Another good review for Naturally Obsessed
by Greg on Mar.27, 2009, under Science Life
Disclosure: i did some consulting work for this film. Here is a review from the Rockefeller University/ Imagine science Festival showing this month.
Popularization of science (especially X-ray crystallography) is not an easy task. The balancing act filmmakers make to keep interest with hardcore scientists (who hope to keep the conversation specific and technical), and a general audience (who want to connect emotionally to the process and narrative) was something these filmmakers struggled with and i will be very interested to the response of the general public. From the review:
Carole Rifkind says that science can be made more accessible by reinterpreting terminology and jargon that could alienate the public.
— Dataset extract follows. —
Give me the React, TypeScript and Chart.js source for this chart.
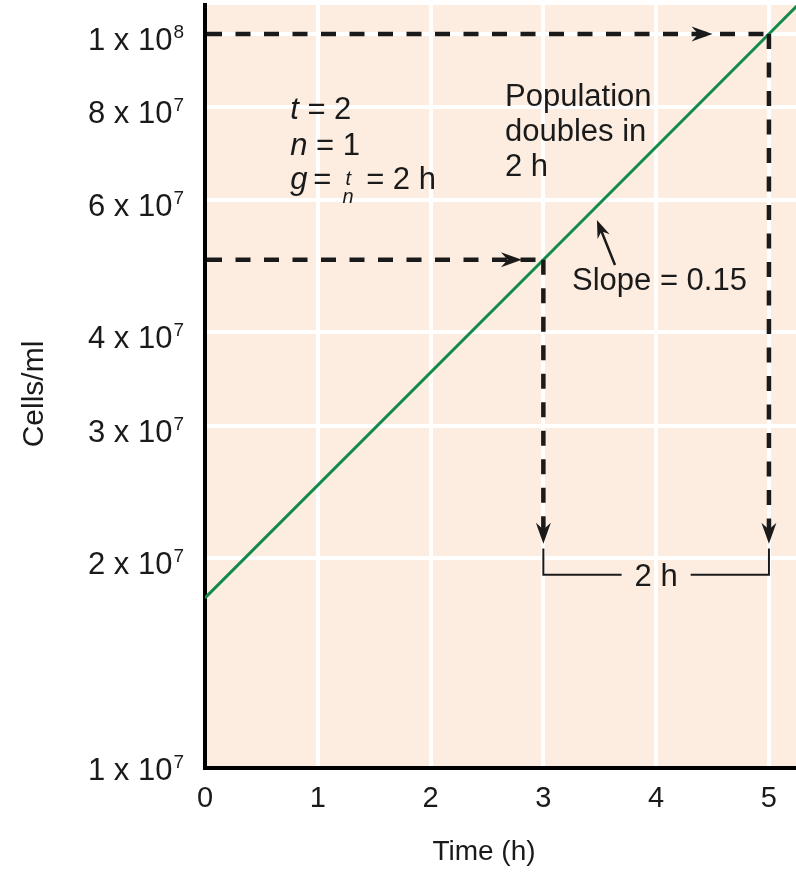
import React, { useEffect, useRef } from "react";
import { Chart, registerables } from "chart.js";

Chart.register(...registerables);

// ---------- data ----------
const timeHours = [0, 3, 5, 5.3];
const cellsPerMl = [1.77e7, 5e7, 1e8, 1.11e8];
const xTickValues = [0, 1, 2, 3, 4, 5];
const yTickValues = [1e7, 2e7, 3e7, 4e7, 6e7, 8e7, 1e8];
const yTickMantissas = ["1", "2", "3", "4", "6", "8", "1"];
const yTickExponents = ["7", "7", "7", "7", "7", "7", "8"];
const xTitle = "Time (h)";
const yTitle = "Cells/ml";
const noteLines = ["t = 2", "n = 1"];
const populationLines = ["Population", "doubles in", "2 h"];
const slopeLabel = "Slope = 0.15";
const intervalLabel = "2 h";

// axis range
const X_MIN = 0;
const X_MAX = 5.24;
const Y_MIN = 1.05e7;
const Y_MAX = 1.093e8;

// annotation anchors (data coordinates)
const startPoint = { t: 3, v: 5e7 };
const endPoint = { t: 5, v: 1e8 };
const hArrowTips = [2.81, 4.5];
const vArrowTipV = 2.09e7;
const bracketTopV = 2.06e7;
const bracketBottomV = 1.9e7;
const intervalLabelT = 4.0;
const slopeArrowTail = { t: 3.635, v: 4.92e7 };
const slopeArrowTip = { t: 3.475, v: 5.65e7 };
const slopeTextAnchor = { t: 3.254, v: 4.56e7 };
const noteAnchor = { t: 0.755, v: 7.7e7 };
const populationAnchor = { t: 2.66, v: 8.02e7 };

const FONT = '"Liberation Sans", Arial, Helvetica, sans-serif';
const INK = "#1a1a1a";
const GREEN = "#128a4a";
const BG = "#fcede0";
const TXT = 31;

function arrowHead(ctx: CanvasRenderingContext2D, x: number, y: number, angle: number, L: number, W: number) {
  ctx.save();
  ctx.translate(x, y);
  ctx.rotate(angle);
  ctx.beginPath();
  ctx.moveTo(0, 0);
  ctx.lineTo(-L, -W / 2);
  ctx.lineTo(-0.68 * L, 0);
  ctx.lineTo(-L, W / 2);
  ctx.closePath();
  ctx.fill();
  ctx.restore();
}

function seg(ctx: CanvasRenderingContext2D, x1: number, y1: number, x2: number, y2: number) {
  ctx.beginPath();
  ctx.moveTo(x1, y1);
  ctx.lineTo(x2, y2);
  ctx.stroke();
}

function font(size: number, italic = false) {
  return `${italic ? "italic " : ""}${size}px ${FONT}`;
}

// draw "t = 2" style: first char italic, rest regular
function varEq(ctx: CanvasRenderingContext2D, s: string, x: number, y: number, size: number) {
  const v = s.charAt(0);
  const rest = s.slice(1);
  ctx.font = font(size, true);
  ctx.fillText(v, x, y);
  const w = ctx.measureText(v).width;
  ctx.font = font(size);
  ctx.fillText(rest, x + w, y);
}

const bgPlugin = {
  id: "bg",
  beforeDraw(chart: any) {
    const { ctx, chartArea, width, height } = chart;
    ctx.save();
    ctx.fillStyle = "#ffffff";
    ctx.fillRect(0, 0, width, height);
    ctx.fillStyle = BG;
    ctx.fillRect(chartArea.left, chartArea.top, chartArea.right - chartArea.left, chartArea.bottom - chartArea.top);
    ctx.restore();
  },
};

const annotationPlugin = {
  id: "annotations",
  afterDatasetsDraw(chart: any) {
    const { ctx, chartArea } = chart;
    const xs = chart.scales.x;
    const ys = chart.scales.y;
    const px = (t: number) => xs.getPixelForValue(t);
    const py = (v: number) => ys.getPixelForValue(v);

    ctx.save();
    ctx.strokeStyle = INK;
    ctx.fillStyle = INK;
    ctx.lineCap = "butt";

    // dashed guides
    ctx.lineWidth = 4.5;
    ctx.setLineDash([15, 13.5]);
    const x3 = px(startPoint.t);
    const x5 = px(endPoint.t);
    const y5e7 = py(startPoint.v);
    const y1e8 = py(endPoint.v);
    const yTip = py(vArrowTipV);
    seg(ctx, chartArea.left + 2, y5e7, x3, y5e7);
    seg(ctx, chartArea.left + 2, y1e8, x5, y1e8);
    seg(ctx, x3, y5e7, x3, yTip - 12);
    seg(ctx, x5, y1e8, x5, yTip - 12);
    ctx.setLineDash([]);
    arrowHead(ctx, px(hArrowTips[0]), y5e7, 0, 21, 15);
    arrowHead(ctx, px(hArrowTips[1]), y1e8, 0, 21, 15);
    arrowHead(ctx, x3, yTip, Math.PI / 2, 21, 15);
    arrowHead(ctx, x5, yTip, Math.PI / 2, 21, 15);

    // bracket
    ctx.lineWidth = 2;
    const bTop = py(bracketTopV);
    const bBot = py(bracketBottomV);
    const lx = px(intervalLabelT);
    ctx.font = font(TXT);
    const lw = ctx.measureText(intervalLabel).width;
    const gap = lw / 2 + 13;
    ctx.beginPath();
    ctx.moveTo(x3, bTop);
    ctx.lineTo(x3, bBot);
    ctx.lineTo(lx - gap, bBot);
    ctx.stroke();
    ctx.beginPath();
    ctx.moveTo(lx + gap, bBot);
    ctx.lineTo(x5, bBot);
    ctx.lineTo(x5, bTop);
    ctx.stroke();
    ctx.textAlign = "center";
    ctx.textBaseline = "alphabetic";
    ctx.fillText(intervalLabel, lx, bBot + 11);

    // slope arrow
    const tx = px(slopeArrowTail.t), ty = py(slopeArrowTail.v);
    const hx = px(slopeArrowTip.t), hy = py(slopeArrowTip.v);
    const ang = Math.atan2(hy - ty, hx - tx);
    ctx.lineWidth = 2.5;
    seg(ctx, tx, ty, hx - Math.cos(ang) * 10, hy - Math.sin(ang) * 10);
    arrowHead(ctx, hx, hy, ang, 18, 13);

    // texts
    ctx.textAlign = "left";
    ctx.font = font(TXT);
    ctx.fillText(slopeLabel, px(slopeTextAnchor.t), py(slopeTextAnchor.v));

    const popX = px(populationAnchor.t);
    const popY = py(populationAnchor.v);
    populationLines.forEach((s, i) => ctx.fillText(s, popX, popY + i * 35));

    const nX = px(noteAnchor.t);
    const nY = py(noteAnchor.v);
    noteLines.forEach((s, i) => varEq(ctx, s, nX, nY + i * 36, TXT));
    // g = t/n = 2 h
    const gY = nY + 70;
    ctx.font = font(TXT, true);
    ctx.fillText("g", nX, gY);
    ctx.font = font(TXT);
    ctx.fillText("=", nX + 23, gY);
    ctx.font = font(20, true);
    ctx.textAlign = "center";
    ctx.fillText("t", nX + 58, gY - 4);
    ctx.fillText("n", nX + 58, gY + 14);
    ctx.textAlign = "left";
    ctx.font = font(TXT);
    ctx.fillText("= 2 h", nX + 76, gY);

    ctx.restore();
  },
  afterDraw(chart: any) {
    const { ctx } = chart;
    const ys = chart.scales.y;
    ctx.save();
    ctx.fillStyle = INK;
    ctx.textBaseline = "alphabetic";
    ctx.textAlign = "left";
    const right = 184;
    yTickValues.forEach((v, i) => {
      const y = ys.getPixelForValue(Math.max(v, ys.min));
      const base = `${yTickMantissas[i]} x 10`;
      ctx.font = font(19);
      const ew = ctx.measureText(yTickExponents[i]).width;
      ctx.font = font(TXT);
      const bw = ctx.measureText(base).width;
      const off = v < ys.min ? 12 : 16;
      ctx.fillText(base, right - ew - bw - 1, y + off);
      ctx.font = font(19);
      ctx.fillText(yTickExponents[i], right - ew, y + off - 12);
    });
    // axis titles
    ctx.font = font(28);
    ctx.textAlign = "center";
    ctx.fillText(xTitle, 484, 860);
    ctx.save();
    ctx.translate(43, 394);
    ctx.rotate(-Math.PI / 2);
    ctx.font = font(30);
    ctx.fillText(yTitle, 0, 0);
    ctx.restore();
    ctx.restore();
  },
};

export default function App() {
  const ref = useRef<HTMLCanvasElement | null>(null);
  useEffect(() => {
    document.body.style.margin = "0";
    const canvas = ref.current;
    if (!canvas) return;
    const chart = new Chart(canvas, {
      type: "line",
      data: {
        datasets: [
          {
            data: timeHours.map((t, i) => ({ x: t, y: cellsPerMl[i] })),
            borderColor: GREEN,
            borderWidth: 3,
            pointRadius: 0,
            tension: 0,
            fill: false,
            clip: 0,
          } as any,
        ],
      },
      options: {
        responsive: false,
        animation: false,
        devicePixelRatio: 1,
        layout: { padding: { top: 5, right: 0, left: 0, bottom: 0 } },
        plugins: { legend: { display: false }, tooltip: { enabled: false } },
        scales: {
          x: {
            type: "linear",
            min: X_MIN,
            max: X_MAX,
            afterBuildTicks: (s: any) => {
              s.ticks = xTickValues.map((v) => ({ value: v }));
            },
            afterFit: (s: any) => {
              s.height = 107;
            },
            grid: { color: "#ffffff", lineWidth: 4, drawTicks: false },
            border: { color: "#000000", width: 4 },
            ticks: {
              font: { family: FONT, size: 29 },
              color: INK,
              padding: 14,
              maxRotation: 0,
              autoSkip: false,
            },
          },
          y: {
            type: "logarithmic",
            min: Y_MIN,
            max: Y_MAX,
            afterBuildTicks: (s: any) => {
              s.ticks = yTickValues.filter((v) => v >= Y_MIN).map((v) => ({ value: v }));
            },
            afterFit: (s: any) => {
              s.width = 205;
            },
            grid: { color: "#ffffff", lineWidth: 4, drawTicks: false },
            border: { color: "#000000", width: 4 },
            ticks: { display: false },
          },
        },
      } as any,
      plugins: [bgPlugin, annotationPlugin],
    });
    return () => chart.destroy();
  }, []);
  return (
    <div style={{ width: 796, height: 875 }}>
      <canvas ref={ref} width={796} height={875} style={{ display: "block" }} />
    </div>
  );
}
For example, Shapiro and his team use x-ray crystallography to study proteins at atomic resolution, first engineering a form of the protein that could crystallize, and then using electromagnetic wave diffraction patterns to determine structure: for the sake of accessibility, the Rifkinds decided to deemphasize Fourier transforms and high-level synchrotron physics. However, at a recent screening at the Imagine Science Film Festival, members of the audience thought the method’s technical difficulty had been downplayed. Rifkind’s response? The popularization of science should “not seek to convey the science as much as [the process of] doing it.”
Being interested in science all my life, the jargon issue has always eluded me. For some the jargon makes the information actually easier to understand. I know now that a sizeable portion of science can be described in a way that is not dumbed down, yet at the same time, made both simple and expansive. It’s an exercise that scientist’s make less and less as the demands of the lab pull them in deeper and deeper. I hope this doc does a god job of helping reverse that trend, because scientists help themselves learning how to tell their own stories simply.
There is a sizeable negative stereotype about scientists that needs to be remedied and making movies like this more technical just does not seem wise.